The potential improvements could cost $50 million to $60 million and would upgrade facilities, from classrooms and athletics to fine arts, at schools throughout the entire Jackson County School District.

To pay for the upgrades, the district is hoping to use a bond, which means an increase in taxes.

Jami Gerrigan is the mother of four children who attend school in the Jackson County School District. Gerrigan is not in favor of increased taxes but feels schools such as Vancleave Upper Elementary need to be upgraded.

“Nobody likes their taxes to be raised, I don’t, but I’ve been in the schools. I’ve been in the buildings. I went to school there. They’re kind of old,” Gerrigan said. “The Upper actually needs some updates. There’s a couple of buildings that have been there since my parents went to school up there, and they’re just really outdated and really needs improving for the kids.”

If the proposed bond is approved, property taxes could increase between $6 and $8 per every $1,000, meaning if you own a home with a tax assessed (10%) value of $150,000, you could see an increase in your annual property taxes between $90 and $120, according to Jackson County School District Superintendent, Dr. John Strycker.

Jackson County School District Bond Proposal
Jackson County School District Bond Proposal(Jackson County School District)

“I’d rather have too much information than not enough because we need to be very conscientious of the tax dollars,” Stryker said. “We’re talking about people spending additional tax money. We need to make sure we do a good job and really do our homework.”

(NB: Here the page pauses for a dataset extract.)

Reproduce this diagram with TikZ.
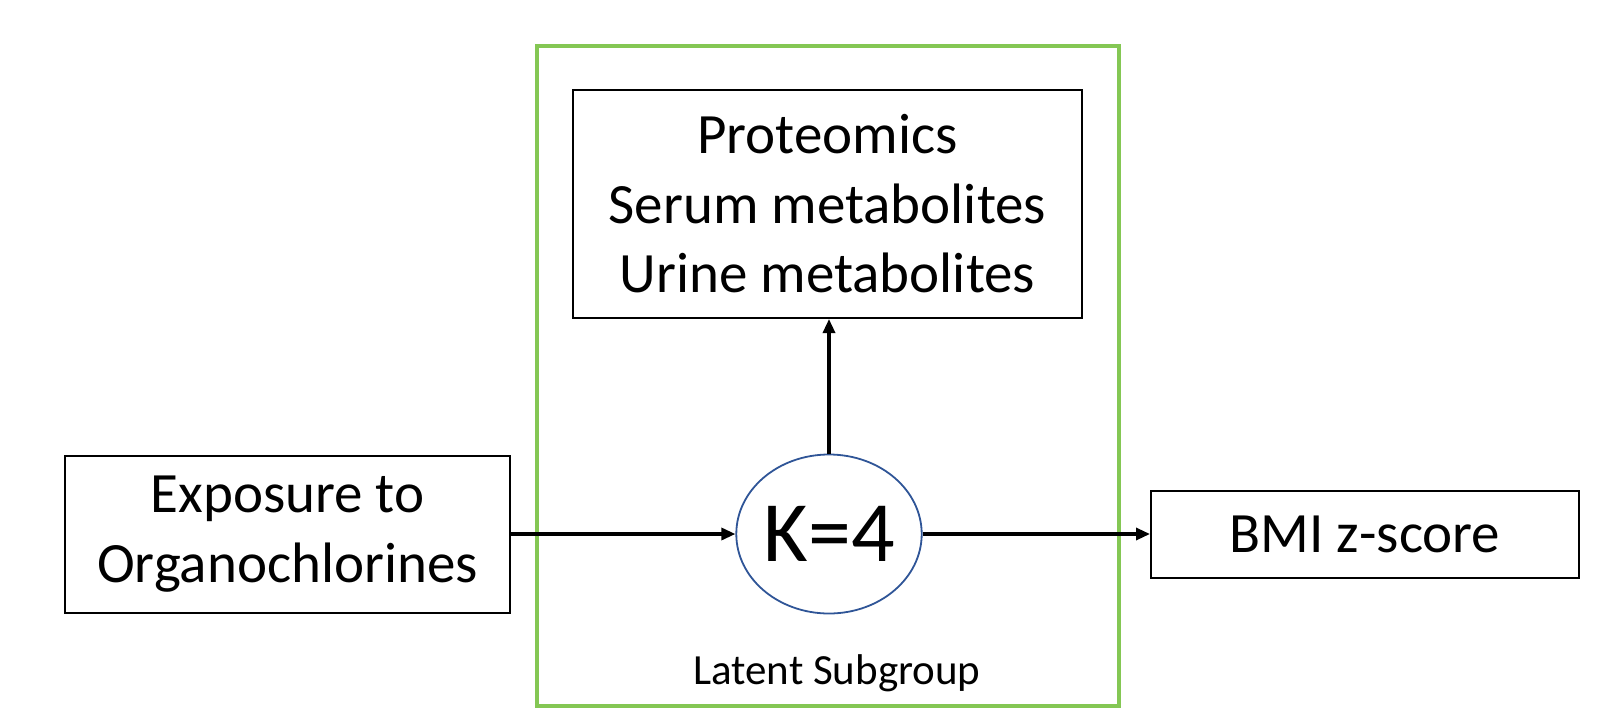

It’s homework that the school district continues to focus on by conducting a community survey of nearly 3,600 people. 52% of those surveyed said school facilities are not adequate. Stryker believes it is important to continuously hear from community members, teachers, and students who will be impacted by the potential project.

“The community can rest assured that we will be very transparent and we will make sure they understand how that impacts them and what projects will be done,” Stryker said. “We will be very transparent and very clear about that.”

The Jackson County School District plans to propose the multi-million dollar facility bond to the Board of Education by the end of February. If approved the public will then vote on the bond in May.